All hail the queen

Sarah Devlin columnist

Sarah Devlin
columnist

Sarah Devlin

On Oct. 28, Cristina Kirchner claimed an historic victory as Argentina’s first female president. Since being nominated by her husband, Nestor, she has evoked countless comparisons to Hillary Clinton, for her powerhouse political marriage and her husband’s popularity owing to a large economic boom, and Evita Peron, with her fabulous campaign outfits and sympathy for the poor.

Cristina also resembles another well-known world leader, however: Vladimir Putin on the eve of his election in 1999. When Putin was appointed by Boris Yeltsin, and again when he ran for president in 2004, he chose to remain above the race, eschewing debates and allowing the pro-Putin parties in the legislature to campaign for him. Cristina Kirchner has shunned most debates and failed to articulate a clear policy platform, relying instead on her husband’s record and the support of the Peronist party to flesh out her agenda.

Most of her time has been spent flying around the world meeting with various heads of state in a series of photo ops that are glamorous but that have little to say about her plans for her term as president beyond a banal commitment to international goodwill. It appears that she is relying on the assumption that she will continue her husband’s policies when she assumes office. Her official slogan, after all, is, “”We know what’s lacking, and we know how to fix it.””

Cristina clearly enjoys working in the foreign policy sphere, evidenced by her world tour during her campaign and her stated desire to improve relations between her country and its former debtors. She has even expressed interest in acting as an intermediary between Venezuela’s Hugo Chavez and the United States. However, it is easier to command authority as the sole representative of one’s nation in the global arena, rather than wrestle with competing interests and the bureaucratic hurdles that accompany domestic policy-making.

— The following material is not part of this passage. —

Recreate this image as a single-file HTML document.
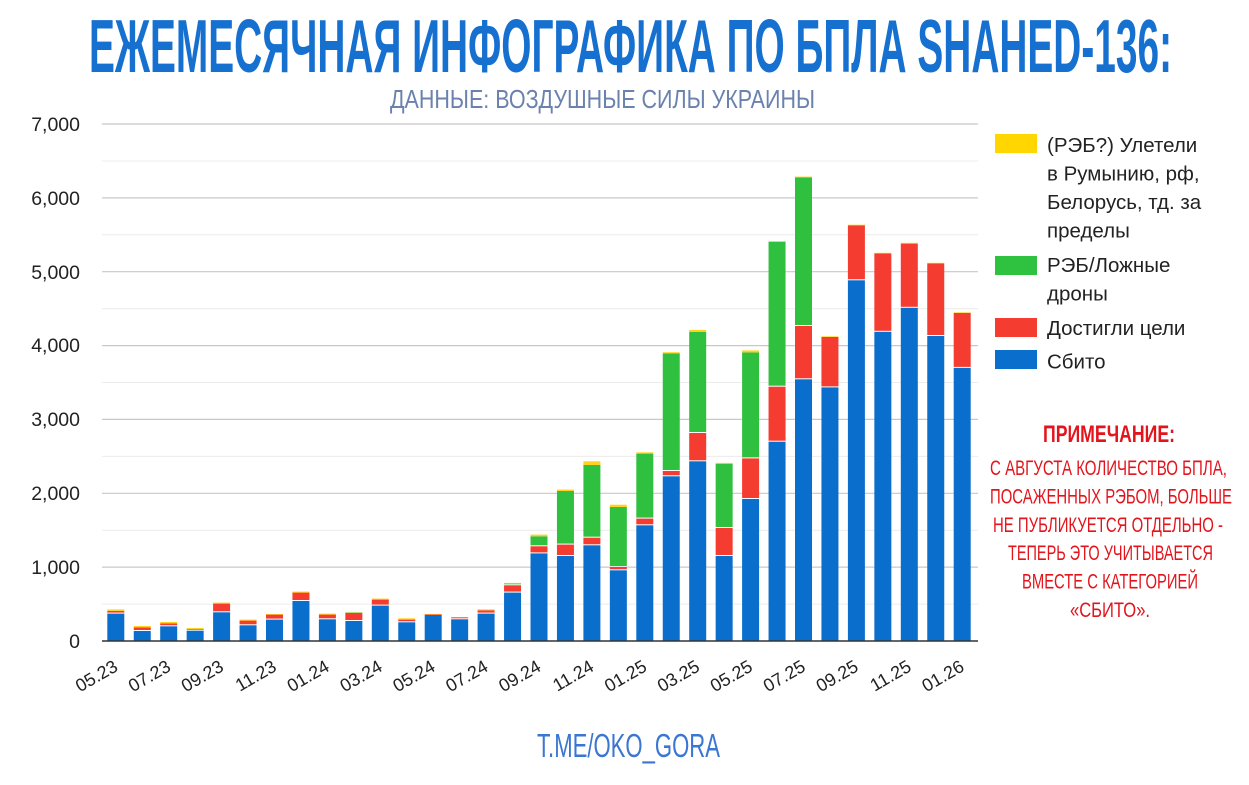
<!DOCTYPE html>
<html><head><meta charset="utf-8">
<style>
html,body{margin:0;padding:0;background:#fff;}
svg{display:block;}
</style></head>
<body>
<svg width="1249" height="785" viewBox="0 0 1249 785" xmlns="http://www.w3.org/2000/svg" font-family="'Liberation Sans', Arial, sans-serif">
<rect width="1249" height="785" fill="#fff"/>

<!-- Title -->
<text x="89" y="72" font-family="'Liberation Sans Narrow','Liberation Sans',sans-serif" font-weight="bold" font-size="75" fill="#1570d0" textLength="1083" lengthAdjust="spacingAndGlyphs">ЕЖЕМЕСЯЧНАЯ ИНФОГРАФИКА ПО БПЛА SHAHED-136:</text>
<text x="390" y="108" font-family="'Liberation Sans Narrow','Liberation Sans',sans-serif" font-size="26" fill="#6a82ad" textLength="425" lengthAdjust="spacingAndGlyphs">ДАННЫЕ: ВОЗДУШНЫЕ СИЛЫ УКРАИНЫ</text>

<!-- Gridlines minor -->
<g stroke="#ececec" stroke-width="1">
<line x1="102" x2="978" y1="604.1" y2="604.1"/>
<line x1="102" x2="978" y1="530.2" y2="530.2"/>
<line x1="102" x2="978" y1="456.4" y2="456.4"/>
<line x1="102" x2="978" y1="382.5" y2="382.5"/>
<line x1="102" x2="978" y1="308.7" y2="308.7"/>
<line x1="102" x2="978" y1="234.8" y2="234.8"/>
<line x1="102" x2="978" y1="161.0" y2="161.0"/>
</g>
<!-- Gridlines major -->
<g stroke="#c8c8c8" stroke-width="1.2">
<line x1="102" x2="978" y1="567.1" y2="567.1"/>
<line x1="102" x2="978" y1="493.3" y2="493.3"/>
<line x1="102" x2="978" y1="419.4" y2="419.4"/>
<line x1="102" x2="978" y1="345.6" y2="345.6"/>
<line x1="102" x2="978" y1="271.7" y2="271.7"/>
<line x1="102" x2="978" y1="197.9" y2="197.9"/>
<line x1="102" x2="978" y1="124.0" y2="124.0"/>
</g>

<!-- Y labels -->
<g font-size="19.5" fill="#222" text-anchor="end">
<text x="80" y="648">0</text>
<text x="80" y="574">1,000</text>
<text x="80" y="500">2,000</text>
<text x="80" y="426">3,000</text>
<text x="80" y="352">4,000</text>
<text x="80" y="279">5,000</text>
<text x="80" y="205">6,000</text>
<text x="80" y="131">7,000</text>
</g>

<!-- Bars -->
<g>
<g transform="translate(107.3,0)"><rect width="17" y="613.6" height="27.4" fill="#0a6ecc"/><rect width="17" y="610.9" height="1.7" fill="#f43c30"/><rect width="17" y="609.4" height="1.5" fill="#ffd21f"/></g>
<g transform="translate(133.75,0)"><rect width="17" y="631.0" height="10.0" fill="#0a6ecc"/><rect width="17" y="627.5" height="2.5" fill="#f43c30"/><rect width="17" y="626.0" height="1.5" fill="#ffd21f"/></g>
<g transform="translate(160.2,0)"><rect width="17" y="626.3" height="14.7" fill="#0a6ecc"/><rect width="17" y="623.5" height="1.8" fill="#f43c30"/><rect width="17" y="622.0" height="1.5" fill="#ffd21f"/></g>
<g transform="translate(186.65,0)"><rect width="17" y="630.7" height="10.3" fill="#0a6ecc"/><rect width="17" y="629.0" height="0.7" fill="#f43c30"/><rect width="17" y="628.0" height="1.0" fill="#ffd21f"/></g>
<g transform="translate(213.1,0)"><rect width="17" y="612.3" height="28.7" fill="#0a6ecc"/><rect width="17" y="603.6" height="7.7" fill="#f43c30"/><rect width="17" y="602.6" height="1.0" fill="#ffd21f"/></g>
<g transform="translate(239.55,0)"><rect width="17" y="625.3" height="15.7" fill="#0a6ecc"/><rect width="17" y="620.6" height="3.7" fill="#f43c30"/><rect width="17" y="619.6" height="1.0" fill="#ffd21f"/></g>
<g transform="translate(266.0,0)"><rect width="17" y="619.6" height="21.4" fill="#0a6ecc"/><rect width="17" y="614.6" height="4.0" fill="#f43c30"/><rect width="17" y="614.0" height="0.6" fill="#ffd21f"/></g>
<g transform="translate(292.45,0)"><rect width="17" y="601.0" height="40.0" fill="#0a6ecc"/><rect width="17" y="592.6" height="7.4" fill="#f43c30"/><rect width="17" y="591.6" height="1.0" fill="#ffd21f"/></g>
<g transform="translate(318.9,0)"><rect width="17" y="619.3" height="21.7" fill="#0a6ecc"/><rect width="17" y="614.6" height="3.7" fill="#f43c30"/><rect width="17" y="613.6" height="1.0" fill="#ffd21f"/></g>
<g transform="translate(345.35,0)"><rect width="17" y="621.0" height="20.0" fill="#0a6ecc"/><rect width="17" y="613.0" height="7.0" fill="#f43c30"/><rect width="17" y="612.6" height="0.4" fill="#30c040"/><rect width="17" y="612.3" height="0.3" fill="#ffd21f"/></g>
<g transform="translate(371.8,0)"><rect width="17" y="605.6" height="35.4" fill="#0a6ecc"/><rect width="17" y="599.6" height="5.0" fill="#f43c30"/><rect width="17" y="598.6" height="1.0" fill="#ffd21f"/></g>
<g transform="translate(398.25,0)"><rect width="17" y="622.3" height="18.7" fill="#0a6ecc"/><rect width="17" y="619.6" height="1.7" fill="#f43c30"/><rect width="17" y="618.3" height="1.3" fill="#ffd21f"/></g>
<g transform="translate(424.7,0)"><rect width="17" y="615.0" height="26.0" fill="#0a6ecc"/><rect width="17" y="614.4" height="0.6" fill="#f43c30"/><rect width="17" y="614.0" height="0.4" fill="#ffd21f"/></g>
<g transform="translate(451.15,0)"><rect width="17" y="619.3" height="21.7" fill="#0a6ecc"/><rect width="17" y="617.5" height="0.8" fill="#f43c30"/><rect width="17" y="617.0" height="0.5" fill="#ffd21f"/></g>
<g transform="translate(477.6,0)"><rect width="17" y="613.6" height="27.4" fill="#0a6ecc"/><rect width="17" y="610.3" height="2.3" fill="#f43c30"/><rect width="17" y="609.3" height="1.0" fill="#ffd21f"/></g>
<g transform="translate(504.05,0)"><rect width="17" y="592.6" height="48.4" fill="#0a6ecc"/><rect width="17" y="585.3" height="6.3" fill="#f43c30"/><rect width="17" y="583.6" height="0.7" fill="#30c040"/><rect width="17" y="582.9" height="0.7" fill="#ffd21f"/></g>
<g transform="translate(530.5,0)"><rect width="17" y="553.4" height="87.6" fill="#0a6ecc"/><rect width="17" y="546.3" height="6.1" fill="#f43c30"/><rect width="17" y="536.3" height="9.0" fill="#30c040"/><rect width="17" y="534.6" height="1.7" fill="#ffd21f"/></g>
<g transform="translate(556.95,0)"><rect width="17" y="556.0" height="85.0" fill="#0a6ecc"/><rect width="17" y="544.6" height="10.4" fill="#f43c30"/><rect width="17" y="491.0" height="52.6" fill="#30c040"/><rect width="17" y="489.6" height="1.4" fill="#ffd21f"/></g>
<g transform="translate(583.4,0)"><rect width="17" y="545.3" height="95.7" fill="#0a6ecc"/><rect width="17" y="537.7" height="6.6" fill="#f43c30"/><rect width="17" y="465.0" height="71.7" fill="#30c040"/><rect width="17" y="461.3" height="3.7" fill="#ffd21f"/></g>
<g transform="translate(609.85,0)"><rect width="17" y="570.3" height="70.7" fill="#0a6ecc"/><rect width="17" y="567.0" height="2.3" fill="#f43c30"/><rect width="17" y="507.0" height="59.0" fill="#30c040"/><rect width="17" y="504.7" height="2.3" fill="#ffd21f"/></g>
<g transform="translate(636.3,0)"><rect width="17" y="525.3" height="115.7" fill="#0a6ecc"/><rect width="17" y="518.6" height="5.7" fill="#f43c30"/><rect width="17" y="453.6" height="64.0" fill="#30c040"/><rect width="17" y="452.3" height="1.3" fill="#ffd21f"/></g>
<g transform="translate(662.75,0)"><rect width="17" y="476.3" height="164.7" fill="#0a6ecc"/><rect width="17" y="471.0" height="4.3" fill="#f43c30"/><rect width="17" y="353.5" height="116.5" fill="#30c040"/><rect width="17" y="352.2" height="1.3" fill="#ffd21f"/></g>
<g transform="translate(689.2,0)"><rect width="17" y="461.3" height="179.7" fill="#0a6ecc"/><rect width="17" y="433.0" height="27.3" fill="#f43c30"/><rect width="17" y="332.0" height="100.0" fill="#30c040"/><rect width="17" y="329.9" height="2.1" fill="#ffd21f"/></g>
<g transform="translate(715.65,0)"><rect width="17" y="556.0" height="85.0" fill="#0a6ecc"/><rect width="17" y="528.0" height="27.0" fill="#f43c30"/><rect width="17" y="463.7" height="63.3" fill="#30c040"/><rect width="17" y="462.9" height="0.8" fill="#ffd21f"/></g>
<g transform="translate(742.1,0)"><rect width="17" y="499.0" height="142.0" fill="#0a6ecc"/><rect width="17" y="458.4" height="39.6" fill="#f43c30"/><rect width="17" y="352.4" height="105.0" fill="#30c040"/><rect width="17" y="350.4" height="2.0" fill="#ffd21f"/></g>
<g transform="translate(768.55,0)"><rect width="17" y="441.7" height="199.3" fill="#0a6ecc"/><rect width="17" y="386.7" height="54.0" fill="#f43c30"/><rect width="17" y="241.8" height="143.9" fill="#30c040"/><rect width="17" y="241.1" height="0.7" fill="#ffd21f"/></g>
<g transform="translate(795.0,0)"><rect width="17" y="379.3" height="261.7" fill="#0a6ecc"/><rect width="17" y="326.0" height="52.3" fill="#f43c30"/><rect width="17" y="177.3" height="147.7" fill="#30c040"/><rect width="17" y="176.6" height="0.7" fill="#ffd21f"/></g>
<g transform="translate(821.45,0)"><rect width="17" y="387.4" height="253.6" fill="#0a6ecc"/><rect width="17" y="337.0" height="49.4" fill="#f43c30"/><rect width="17" y="336.3" height="0.7" fill="#ffd21f"/></g>
<g transform="translate(847.9,0)"><rect width="17" y="280.3" height="360.7" fill="#0a6ecc"/><rect width="17" y="225.3" height="54.0" fill="#f43c30"/><rect width="17" y="224.7" height="0.6" fill="#ffd21f"/></g>
<g transform="translate(874.35,0)"><rect width="17" y="331.8" height="309.2" fill="#0a6ecc"/><rect width="17" y="253.5" height="77.3" fill="#f43c30"/><rect width="17" y="252.8" height="0.7" fill="#ffd21f"/></g>
<g transform="translate(900.8,0)"><rect width="17" y="307.8" height="333.2" fill="#0a6ecc"/><rect width="17" y="243.6" height="63.2" fill="#f43c30"/><rect width="17" y="242.8" height="0.8" fill="#ffd21f"/></g>
<g transform="translate(927.25,0)"><rect width="17" y="336.0" height="305.0" fill="#0a6ecc"/><rect width="17" y="263.5" height="71.5" fill="#f43c30"/><rect width="17" y="262.8" height="0.7" fill="#ffd21f"/></g>
<g transform="translate(953.7,0)"><rect width="17" y="367.9" height="273.1" fill="#0a6ecc"/><rect width="17" y="312.9" height="54.0" fill="#f43c30"/><rect width="17" y="312.3" height="0.6" fill="#ffd21f"/></g>
</g>

<!-- Baseline -->
<line x1="102" x2="978" y1="641" y2="641" stroke="#333" stroke-width="1.6"/>

<!-- X labels -->
<g font-size="18" fill="#222" text-anchor="end">
<text transform="translate(119,670) rotate(-30)">05.23</text>
<text transform="translate(171.9,670) rotate(-30)">07.23</text>
<text transform="translate(224.8,670) rotate(-30)">09.23</text>
<text transform="translate(277.7,670) rotate(-30)">11.23</text>
<text transform="translate(330.6,670) rotate(-30)">01.24</text>
<text transform="translate(383.5,670) rotate(-30)">03.24</text>
<text transform="translate(436.4,670) rotate(-30)">05.24</text>
<text transform="translate(489.3,670) rotate(-30)">07.24</text>
<text transform="translate(542.2,670) rotate(-30)">09.24</text>
<text transform="translate(595.1,670) rotate(-30)">11.24</text>
<text transform="translate(648,670) rotate(-30)">01.25</text>
<text transform="translate(700.9,670) rotate(-30)">03.25</text>
<text transform="translate(753.8,670) rotate(-30)">05.25</text>
<text transform="translate(806.7,670) rotate(-30)">07.25</text>
<text transform="translate(859.6,670) rotate(-30)">09.25</text>
<text transform="translate(912.5,670) rotate(-30)">11.25</text>
<text transform="translate(965.4,670) rotate(-30)">01.26</text>
</g>

<!-- Legend -->
<rect x="995" y="134" width="42" height="19" fill="#ffd600"/>
<rect x="995" y="256" width="42" height="19" fill="#2fc241"/>
<rect x="995" y="318" width="42" height="19" fill="#f43c30"/>
<rect x="995" y="350" width="42" height="19" fill="#0a6ecc"/>
<g font-size="20.5" fill="#222">
<text x="1047" y="152">(РЭБ?) Улетели</text>
<text x="1047" y="180.5">в Румынию, рф,</text>
<text x="1047" y="209">Белорусь, тд. за</text>
<text x="1047" y="237.5">пределы</text>
<text x="1047" y="272">РЭБ/Ложные</text>
<text x="1047" y="300.5">дроны</text>
<text x="1047" y="335">Достигли цели</text>
<text x="1047" y="368.5">Сбито</text>
</g>

<!-- Note -->
<g fill="#e3141c" font-family="'Liberation Sans Narrow','Liberation Sans',sans-serif">
<text x="1043" y="442" font-size="24" font-weight="bold" textLength="132" lengthAdjust="spacingAndGlyphs">ПРИМЕЧАНИЕ:</text>
<g font-size="21">
<text x="990" y="475" textLength="237" lengthAdjust="spacingAndGlyphs">С АВГУСТА КОЛИЧЕСТВО БПЛА,</text>
<text x="990" y="503.5" textLength="242" lengthAdjust="spacingAndGlyphs">ПОСАЖЕННЫХ РЭБОМ, БОЛЬШЕ</text>
<text x="993" y="532" textLength="230" lengthAdjust="spacingAndGlyphs">НЕ ПУБЛИКУЕТСЯ ОТДЕЛЬНО -</text>
<text x="1008" y="560" textLength="205" lengthAdjust="spacingAndGlyphs">ТЕПЕРЬ ЭТО УЧИТЫВАЕТСЯ</text>
<text x="1022" y="588.5" textLength="176" lengthAdjust="spacingAndGlyphs">ВМЕСТЕ С КАТЕГОРИЕЙ</text>
<text x="1070" y="617" textLength="80" lengthAdjust="spacingAndGlyphs">«СБИТО».</text>
</g>
</g>

<!-- Footer -->
<text x="537" y="757" font-family="'Liberation Sans Narrow','Liberation Sans',sans-serif" font-size="33" fill="#3a76d2" textLength="183" lengthAdjust="spacingAndGlyphs">T.ME/OKO_GORA</text>
</svg>
</body></html>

Unfortunately, domestic policy is where Argentina needs her the most. Argentina still faces a huge inflation crisis, made worse by Nestor’s 2005 firing of his finance minister, who was credited with prudent policies that resulted in the encouraging economic growth during Kirchner’s term in office. Curbing wage increases and public works programs, two necessary measures to combat inflation, could potentially cause the Peronist party to withdraw its support.

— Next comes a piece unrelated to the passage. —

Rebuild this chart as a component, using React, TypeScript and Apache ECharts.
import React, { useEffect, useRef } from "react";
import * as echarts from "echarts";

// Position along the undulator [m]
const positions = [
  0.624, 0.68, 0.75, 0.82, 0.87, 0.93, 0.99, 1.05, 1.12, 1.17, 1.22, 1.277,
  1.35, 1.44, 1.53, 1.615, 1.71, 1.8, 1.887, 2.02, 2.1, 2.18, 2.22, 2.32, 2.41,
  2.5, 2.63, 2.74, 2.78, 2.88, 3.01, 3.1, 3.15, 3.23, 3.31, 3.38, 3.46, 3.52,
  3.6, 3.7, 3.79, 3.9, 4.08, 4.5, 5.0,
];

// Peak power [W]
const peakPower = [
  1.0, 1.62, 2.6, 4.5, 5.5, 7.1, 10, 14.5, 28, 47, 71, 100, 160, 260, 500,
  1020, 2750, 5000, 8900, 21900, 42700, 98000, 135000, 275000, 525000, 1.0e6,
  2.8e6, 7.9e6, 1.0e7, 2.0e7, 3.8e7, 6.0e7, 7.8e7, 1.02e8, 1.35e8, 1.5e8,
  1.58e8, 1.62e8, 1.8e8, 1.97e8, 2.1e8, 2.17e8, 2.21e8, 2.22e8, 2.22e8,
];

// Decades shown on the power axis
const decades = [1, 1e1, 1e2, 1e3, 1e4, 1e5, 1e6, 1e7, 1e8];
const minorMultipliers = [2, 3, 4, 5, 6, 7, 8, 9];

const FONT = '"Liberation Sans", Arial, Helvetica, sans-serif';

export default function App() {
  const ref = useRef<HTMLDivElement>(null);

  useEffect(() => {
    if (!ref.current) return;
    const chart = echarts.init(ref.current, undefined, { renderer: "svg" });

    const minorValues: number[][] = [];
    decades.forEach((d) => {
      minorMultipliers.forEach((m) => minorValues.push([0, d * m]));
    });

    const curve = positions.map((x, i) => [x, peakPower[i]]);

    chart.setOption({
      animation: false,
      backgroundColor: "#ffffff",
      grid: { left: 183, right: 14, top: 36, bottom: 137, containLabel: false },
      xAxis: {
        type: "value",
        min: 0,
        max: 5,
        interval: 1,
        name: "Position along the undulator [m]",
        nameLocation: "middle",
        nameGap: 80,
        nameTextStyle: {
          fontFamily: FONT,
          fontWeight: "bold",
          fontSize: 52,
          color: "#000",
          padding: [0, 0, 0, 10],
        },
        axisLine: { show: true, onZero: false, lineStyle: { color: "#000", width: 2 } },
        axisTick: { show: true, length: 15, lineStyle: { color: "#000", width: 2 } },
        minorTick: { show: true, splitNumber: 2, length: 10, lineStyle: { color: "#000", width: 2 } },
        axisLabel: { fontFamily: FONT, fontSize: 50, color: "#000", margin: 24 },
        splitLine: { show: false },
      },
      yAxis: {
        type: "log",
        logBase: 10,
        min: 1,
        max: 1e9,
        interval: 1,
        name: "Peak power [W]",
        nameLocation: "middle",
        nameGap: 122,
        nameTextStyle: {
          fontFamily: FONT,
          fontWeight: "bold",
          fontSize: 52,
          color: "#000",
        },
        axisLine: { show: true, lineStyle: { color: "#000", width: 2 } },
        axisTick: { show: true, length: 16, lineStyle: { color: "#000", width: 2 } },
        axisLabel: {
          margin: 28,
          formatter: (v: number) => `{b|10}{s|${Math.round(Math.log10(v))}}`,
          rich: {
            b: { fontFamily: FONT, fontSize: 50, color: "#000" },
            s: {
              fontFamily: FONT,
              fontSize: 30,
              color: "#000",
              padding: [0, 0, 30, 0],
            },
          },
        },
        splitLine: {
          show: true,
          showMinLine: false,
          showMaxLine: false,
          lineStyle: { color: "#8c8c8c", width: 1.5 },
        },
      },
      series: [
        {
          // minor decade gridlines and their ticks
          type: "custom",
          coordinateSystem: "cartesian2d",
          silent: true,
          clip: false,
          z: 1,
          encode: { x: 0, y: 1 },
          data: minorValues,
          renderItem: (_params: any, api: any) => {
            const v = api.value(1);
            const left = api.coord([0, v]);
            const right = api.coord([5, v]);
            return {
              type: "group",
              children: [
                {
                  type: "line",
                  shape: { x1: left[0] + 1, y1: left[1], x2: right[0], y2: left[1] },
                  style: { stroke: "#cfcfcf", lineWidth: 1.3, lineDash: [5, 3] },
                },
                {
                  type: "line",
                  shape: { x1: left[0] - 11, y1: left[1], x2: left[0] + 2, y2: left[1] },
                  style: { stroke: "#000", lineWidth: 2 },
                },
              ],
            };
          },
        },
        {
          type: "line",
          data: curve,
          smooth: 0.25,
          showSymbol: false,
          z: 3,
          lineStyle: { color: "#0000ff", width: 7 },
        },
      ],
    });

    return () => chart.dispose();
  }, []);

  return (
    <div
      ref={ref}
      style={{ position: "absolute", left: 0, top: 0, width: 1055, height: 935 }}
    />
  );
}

If her campaign is any indication, the woman who reportedly delights in the nickname “”Queen Cristina”” has displayed an alarming aversion to getting her hands dirty. In a country that’s far from fixed, it is disingenuous and irresponsible to rely on star power and her predecessor’s record to guide her to victory, especially if her husband’s more recent policies pose a danger to the economic growth the country has enjoyed. She also has a responsibility to engage and communicate with those in her party whose interests are at odds with the policies needed to turn the Argentinian economy around, a responsibility she has ignored thus far. It’s clear in this election that the voters knew exactly who they were electing – glamorous wife of Nestor, friend to the poor, symbol of her husband’s successful presidency – but what they’ll get out of their president remains ambiguous: president or queen? Change or more of the same? Her refusal to engage with neither her opposition nor the people who elected her indicates an unwillingness to take on the hardest issues that plague her country, and forecasts a glamorous but toothless term in office that is as superficial in its efficacy as the media’s dissections of Cristina’s latest campaign-trail ensemble.

The first lady’s victory has been imbued with a sense of reverence that is atypical of most transitions to power, as she is the first female head of state in Argentina and joins a short list of global female leaders. NPR quotes an Argentinian psychologist and supporter of Cristina’s as arguing that her victory is a blow to the macho culture that dominates the nation, and Cristina herself has professed to feeling a responsibility to her gender as she assumes the presidency. This all sounds very positive but loses a little bit of its luster when considering how much she has relied on her husband’s record to speak for her.

It’s not every day that a woman is elected to her nation’s highest political office, but if that woman is all but appointed by her husband and has little to say other than vows to continue his work, it hardly seems a victory for feminism – not to mention the disorganized opposition who posed little, if any, credible threat to her victory. “”Nestor: The Remix”” might sound positive to Argentinian voters, but it is definitely not an omen of changes in gender roles or otherwise.